Multi-Modal Studies

PDC have undertaken a succession of multimode studies since the companies’ inception in 1988. Our public transport models provide a smooth interface with highway assignment models to enable particularly difficult problems to be addressed correctly under a multimodal framework. They also enable a consistent approach to appraisal across all transportation modes. Our models are capable of addressing such difficult problems as traffic restraint, decongestion, park and ride, corridor switching, parking supply, tariff structures and pricing regimes, new transport modes, significantly enhanced transport systems, policy issues, ticketing, sustainability, pedestrianisation and travel reduction targets and are capable of tackling very large and complex transport problems. Our multimodal models of the supply and demand for transport, can be applied to develop future changes to the transport system. They can be used to forecast the ridership and revenue on a transportation system and for economic evaluation. They can also be used to refine its design, optimise its operation, investigate its future target markets and assess its popularity. They also support revenue and funding decisions for private clients.

Here are some brief details about some projects we have conducted in this area.

Chelmsford Multimodal Study

Date: 2002

Peter Davidson Consultancy (PDC) were commissioned to develop a Multimodal Transport Model of Chelmsford which could be used to test a variety of transport strategies and calculate their respective impact on modal split within the town.

A model of the road and bus network within Chelmsford was developed based upon data collected through an existing Saturn model. PDC’s Multimodal Modelling Database software pd-Mmdb was used to model the network. Mode choice coefficients were derived from PDC’s extensive library. Calibration of the model was achieved through a comparison with market research activities, which had recently been undertaken in the town.

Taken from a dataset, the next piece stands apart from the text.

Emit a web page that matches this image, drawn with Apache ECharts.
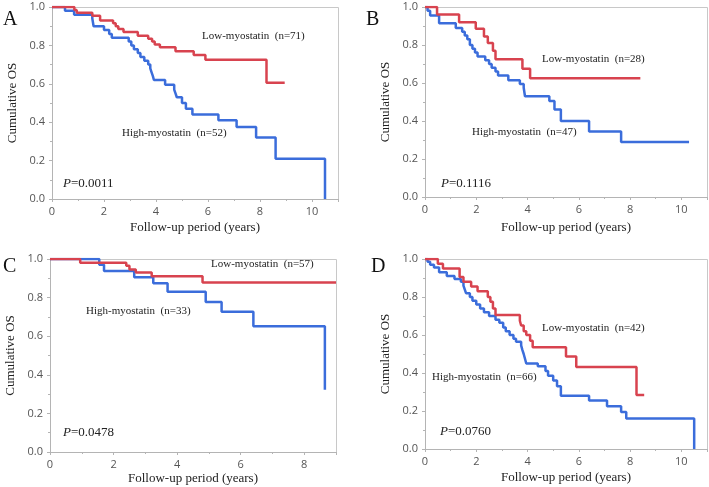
<!DOCTYPE html>
<html><head><meta charset="utf-8">
<script src="https://cdn.jsdelivr.net/npm/echarts@6/dist/echarts.min.js"></script>
<style>html,body{margin:0;padding:0;background:#fff}#c{width:709px;height:487px}</style>
</head><body><div id="c"></div>
<script>
// ---- Data (time in years, cumulative survival) ----
const aLowT  = [0,0.86,0.95,1.55,1.85,2.35,2.45,2.55,2.75,3.3,3.7,3.85,3.95,4.15,4.75,5.45,5.9,8.25,8.95];
const aLowS  = [1,0.985,0.97,0.955,0.93,0.915,0.9,0.885,0.87,0.85,0.835,0.82,0.805,0.79,0.77,0.75,0.725,0.605,0.605];
const aHighT = [0,0.5,0.85,1.55,1.6,2.0,2.2,2.3,2.95,3.05,3.15,3.3,3.4,3.55,3.7,3.78,3.83,3.88,3.92,4.35,4.7,4.75,4.8,5.0,5.15,5.4,6.4,7.1,7.85,8.6,10.5];
const aHighS = [1,0.98,0.96,0.94,0.9,0.88,0.86,0.84,0.82,0.8,0.78,0.76,0.74,0.72,0.7,0.68,0.66,0.64,0.62,0.595,0.57,0.55,0.53,0.5,0.47,0.44,0.41,0.375,0.32,0.21,0];

const bLowT  = [0,0.47,1.33,1.98,2.3,2.45,2.65,2.75,3.8,4.1,8.4];
const bLowS  = [1,0.96,0.92,0.885,0.845,0.81,0.77,0.725,0.675,0.625,0.625];
const bHighT = [0,0.1,0.2,0.55,1.2,1.45,1.55,1.65,1.75,1.85,1.95,2.05,2.35,2.5,2.6,2.75,2.85,3.25,3.7,3.85,3.9,4.85,5.05,5.3,6.4,7.65,10.3];
const bHighS = [1,0.98,0.955,0.915,0.89,0.87,0.85,0.83,0.8,0.78,0.76,0.74,0.72,0.7,0.68,0.66,0.64,0.615,0.595,0.575,0.53,0.505,0.46,0.4,0.345,0.29,0.29];

const cLowT  = [0,0.95,2.4,2.5,2.7,3.2,4.8,9.0];
const cLowS  = [1,0.98,0.965,0.945,0.93,0.91,0.878,0.878];
const cHighT = [0,1.55,1.7,2.65,3.25,3.7,4.9,5.4,6.4,8.65];
const cHighS = [1,0.97,0.938,0.905,0.875,0.83,0.777,0.727,0.652,0.322];

const dLowT  = [0,0.5,0.7,1.35,1.5,1.8,2.05,2.45,2.55,2.65,2.75,3.7,3.75,3.85,3.95,4.1,4.2,5.5,5.9,8.25,8.55];
const dLowS  = [1,0.975,0.95,0.905,0.88,0.855,0.83,0.8,0.775,0.74,0.705,0.675,0.65,0.62,0.6,0.57,0.535,0.487,0.432,0.284,0.284];
const dHighT = [0,0.1,0.2,0.35,0.55,0.85,1.15,1.4,1.5,1.55,1.6,1.75,1.85,2.0,2.15,2.3,2.5,2.75,2.9,3.05,3.15,3.3,3.45,3.55,3.75,3.8,3.85,3.9,3.95,4.4,4.7,4.8,5.0,5.15,5.3,6.4,7.1,7.65,7.85,10.5];
const dHighS = [1,0.985,0.97,0.955,0.93,0.91,0.895,0.88,0.86,0.84,0.82,0.8,0.78,0.76,0.74,0.72,0.7,0.68,0.665,0.64,0.62,0.6,0.58,0.565,0.545,0.52,0.5,0.475,0.45,0.435,0.41,0.385,0.36,0.33,0.28,0.255,0.225,0.195,0.16,0];

const panelLetters = ['A','B','C','D'];
const lowLabels  = ['Low-myostatin  (n=71)','Low-myostatin  (n=28)','Low-myostatin  (n=57)','Low-myostatin  (n=42)'];
const highLabels = ['High-myostatin  (n=52)','High-myostatin  (n=47)','High-myostatin  (n=33)','High-myostatin  (n=66)'];
const pValues = ['0.0011','0.1116','0.0478','0.0760'];
const xMaxes = [11, 11, 9, 11];
const yTitle = 'Cumulative OS';
const xTitle = 'Follow-up period (years)';

// ---- Layout ----
const grids = [
  {left:52, top:7, width:286, height:192},
  {left:425, top:7, width:282, height:190},
  {left:50, top:259, width:286, height:193},
  {left:425, top:259, width:282, height:190}
];
const xNameGaps = [22, 24, 20, 22];
const RED = '#d8434f', BLUE = '#3b6ddb';
const SERIF = '"Liberation Serif","Times New Roman",serif';
const SANS = '"Open Sans","DejaVu Sans",sans-serif';

const zip = (t, s) => t.map((v, i) => [v, s[i]]);
const curves = [
  [zip(aLowT,aLowS), zip(aHighT,aHighS)],
  [zip(bLowT,bLowS), zip(bHighT,bHighS)],
  [zip(cLowT,cLowS), zip(cHighT,cHighS)],
  [zip(dLowT,dLowS), zip(dHighT,dHighS)]
];

const axisLineStyle = {color:'#b4b4b4', width:1};
const xAxes = [], yAxes = [], series = [];
grids.forEach((g, i) => {
  xAxes.push({
    type:'value', gridIndex:i, min:0, max:xMaxes[i], interval:2,
    name:xTitle, nameLocation:'middle', nameGap:xNameGaps[i],
    nameTextStyle:{fontFamily:SERIF, fontSize:13, color:'#222'},
    axisLine:{show:true, lineStyle:axisLineStyle},
    axisTick:{show:true, length:3, lineStyle:axisLineStyle},
    minorTick:{show:true, splitNumber:2, length:2, lineStyle:axisLineStyle},
    axisLabel:{fontFamily:SANS, fontSize:11, color:'#555', margin:7, showMaxLabel:false, showMinLabel:true},
    splitLine:{show:false}
  });
  yAxes.push({
    type:'value', gridIndex:i, min:0, max:1, interval:0.2,
    name:yTitle, nameLocation:'middle', nameGap:33,
    nameTextStyle:{fontFamily:SERIF, fontSize:13, color:'#222'},
    axisLine:{show:true, lineStyle:axisLineStyle},
    axisTick:{show:true, length:3, lineStyle:axisLineStyle},
    minorTick:{show:true, splitNumber:2, length:2, lineStyle:axisLineStyle},
    axisLabel:{fontFamily:SANS, fontSize:11, color:'#555', margin:7, formatter:v => v.toFixed(1)},
    splitLine:{show:false}
  });
  series.push({
    type:'line', xAxisIndex:i, yAxisIndex:i, step:'end', data:curves[i][1],
    showSymbol:false, symbol:'none', lineStyle:{color:BLUE, width:2.5}, itemStyle:{color:BLUE}, z:2
  });
  series.push({
    type:'line', xAxisIndex:i, yAxisIndex:i, step:'end', data:curves[i][0],
    showSymbol:false, symbol:'none', lineStyle:{color:RED, width:2.5}, itemStyle:{color:RED}, z:3
  });
});

// ---- annotation positions ----
const lowPos  = [[202,36],[542,59],[211,264],[542,328]];
const highPos = [[122,133],[472,132],[86,311],[432,377]];
const pPos    = [[63,184],[441,184],[63,433],[440,432]];
const letterPos = [[3,20],[366,20],[3,267],[371,267]];

const graphic = [];
grids.forEach((g, i) => {
  graphic.push({type:'rect', z:0, silent:true,
    shape:{x:g.left + 0.5, y:g.top + 0.5, width:g.width, height:g.height},
    style:{fill:'none', stroke:'#c8c8c8', lineWidth:1}});
  graphic.push({type:'text', x:letterPos[i][0], y:letterPos[i][1],
    style:{text:panelLetters[i], font:'20px ' + SERIF, fill:'#111', verticalAlign:'middle', align:'left'}});
  graphic.push({type:'text', x:lowPos[i][0], y:lowPos[i][1],
    style:{text:lowLabels[i], font:'11px ' + SERIF, fill:'#222', verticalAlign:'middle', align:'left'}});
  graphic.push({type:'text', x:highPos[i][0], y:highPos[i][1],
    style:{text:highLabels[i], font:'11px ' + SERIF, fill:'#222', verticalAlign:'middle', align:'left'}});
  graphic.push({type:'text', x:pPos[i][0], y:pPos[i][1],
    style:{text:'{i|P}=' + pValues[i], font:'13px ' + SERIF, fill:'#222', verticalAlign:'middle', align:'left',
      rich:{i:{fontStyle:'italic', fontFamily:SERIF, fontSize:13, fill:'#222'}}}});
});

const chart = echarts.init(document.getElementById('c'), null, {renderer:'canvas'});
chart.setOption({
  animation:false,
  backgroundColor:'#fff',
  grid:grids.map(g => Object.assign({containLabel:false}, g)),
  xAxis:xAxes, yAxis:yAxes, series:series, graphic:graphic
});
</script></body></html>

The model produced had successfully illustrated the transport network within Chelmsford and was demonstrated to be sensitive to alterations such as bus perception, road speeds, car parking costs etc., to predict how these could affect modal split within the town.

West Midlands Multimodal Study

Date: 1999 to 2000

This project is one of a number of multimodal studies being undertaken in the UK to assess the potential for a significant shift away from car usage to more sustainable public transport and ‘slow’ modes. A key feature of the West Midlands project is that it was an area wide study of a major conurbation and had not therefore been limited to investigating mode shift within a single traffic corridor.

The role of Peter Davidson Consultancy (PDC) was to carry out the modelling and economic appraisal aspects of the study as part of a consortium of consulting firms. While this aspect of the work was being carried out within the general guidance methodologies produced by the Department for the Environment, Transport and the Regions significant adaptations and developments in methodology were required.

The basis of the modelling work was the West Midlands Strategic Transportation Model. PDC used and adapted this model and together with further work in behavioural modelling, advised on the development of alternative high-level transport strategies for the period up to 2031.

Taunton Town Studies

Date: 1995

Following the successful completion of the Taunton Transport Strategy other towns in Somerset were earmarked for similar studies. The first two of these were the Yeovil and Bridgwater Town Studies. Each study looked at all aspects of land use and transportation in an attempt to develop an overall coherent plan for developing transport infrastructure in each town. The studies also provided evidence for scheme assessment in the county’s package bids for TPP funding.

The towns were modelled with SATURN/ TRIPS, which were extended to include a sophisticated mode choice model calibrated with a combination of stated and revealed preference data. A number of possible transport scenarios were derived from market research and thoroughly tested in the models. These, through additional group discussions, were further tested and refined down to one major scenario with some detailed variants – particularly the amount of car restraint that should be applied. These scenarios were then market-tested using stated preference, the resulting coefficients of which were used to refine the model and its forecasts for the local transport plan for each town.

The multimodal extensions of the SATURN/TRIPS models were particularly suitable for testing the viability of new or improved transport options particularly for the transfer from the private car to alternative modes. Scenarios tested included park-and-ride, improved local bus services and an extensive network of cycle ways.